Mansfield Fox

Law student. Yankees fan. Massive fraggle. Just living the American dream.

Thursday, November 04, 2004

Would Monty Have Created an SS Insurgency?

Watching a History Channel special on WWII right now. A thought occurs:

Throughout the summer, autumn and winter of 1944, Field Marshall Montgomery was an advocate for concentrating Allied forces into a single thrust that would drive across the Rhine over the North German Plain straight to Berlin with the goal of decapitating the Nazi leadership. His plans were stymied by Supreme Allied Commander Eisenhower, who preferred to keep making gradual progress along a broad front, at least until the German counterattack at the Bulge.

Does Monty's strategic plan sound familiar to anyone else? It seems to me eerily similar to Gen. Tommy Franks' plan of attack in Iraq.

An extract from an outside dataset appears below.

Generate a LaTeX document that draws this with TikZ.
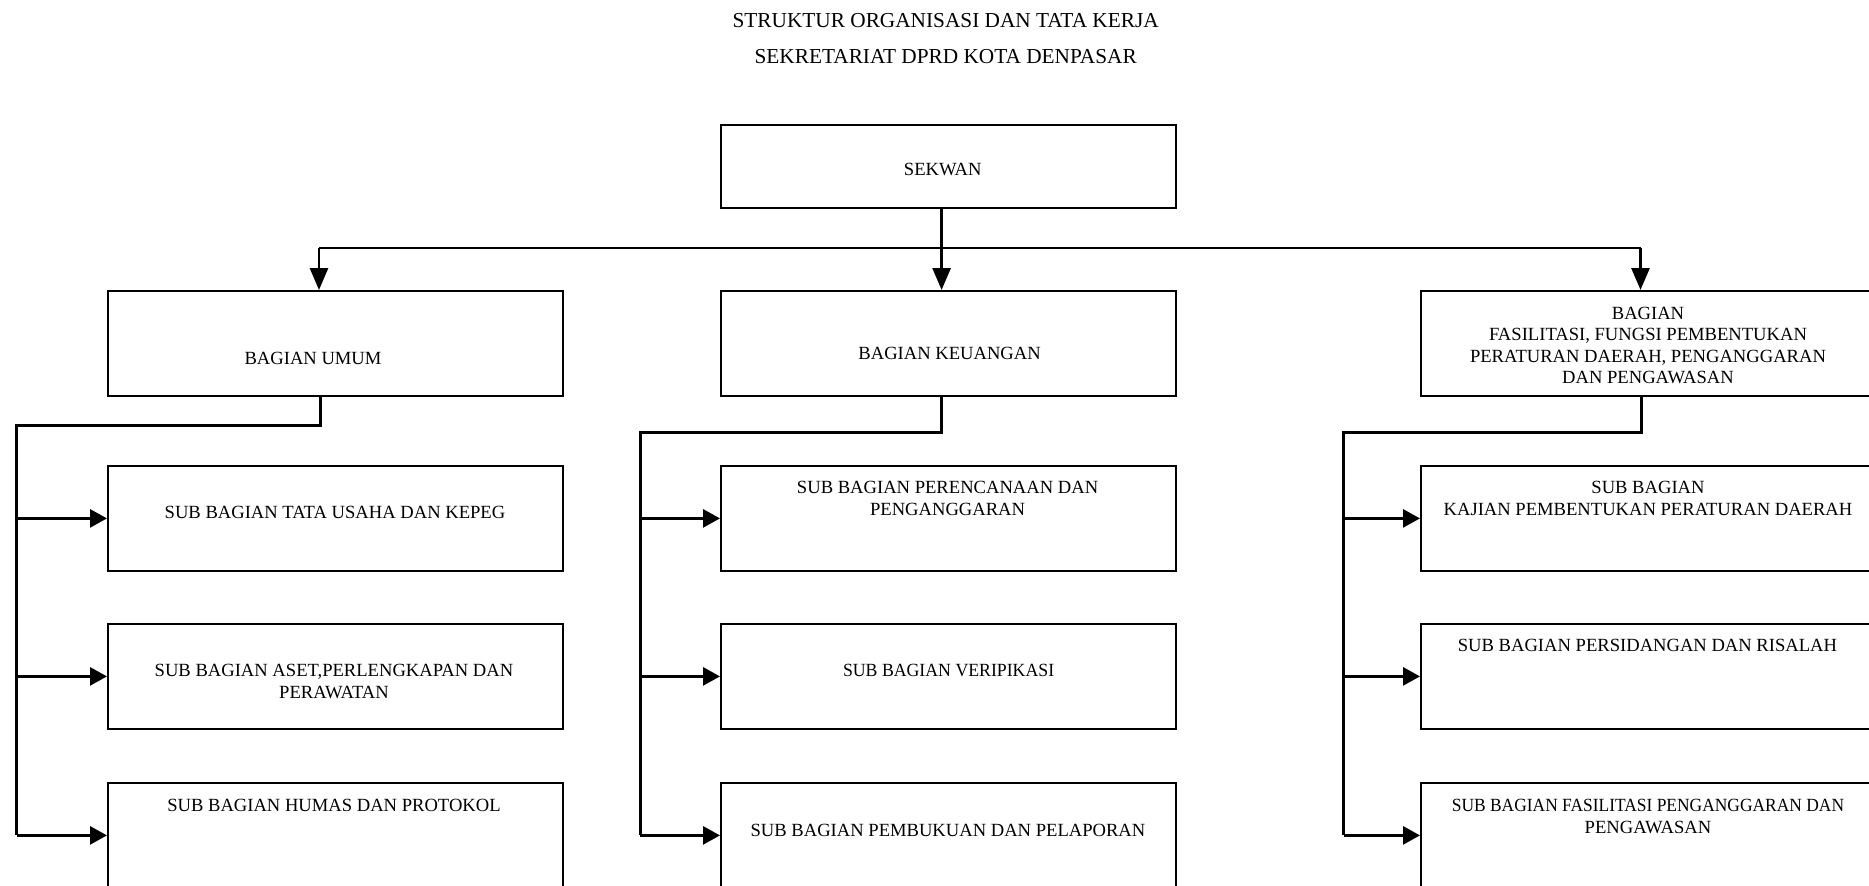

Which raises the question in my mind. What if Monty's plan had been adopted, and had worked? What if the Allies had taken Berlin, and overthrown the Nazi government, by November 1944? Would there have been a German insurgency similar to what we're seeing today in Iraq? If the Nazi state collapsed with most of Germany outside Allied control, with much of the German army still in the field, with the Soviet armies still in Poland and Hungary, with Dresden still standing, might the SS (and/or the OKW) have launched an insurgency to try to drive the Americans and British out? They might have even used knowledge acquired suppressing Resistance movements in Nazi-occupied Europe. And if all of Germany-proper was under Anglo-American occupation, might there not also have been a simultaneous, and perhaps cooperative, Communist insurgency, as the Soviets tried to undermine the Western position in Central Europe? The Allies might have been tied down in a brutal occupation for a decade or more.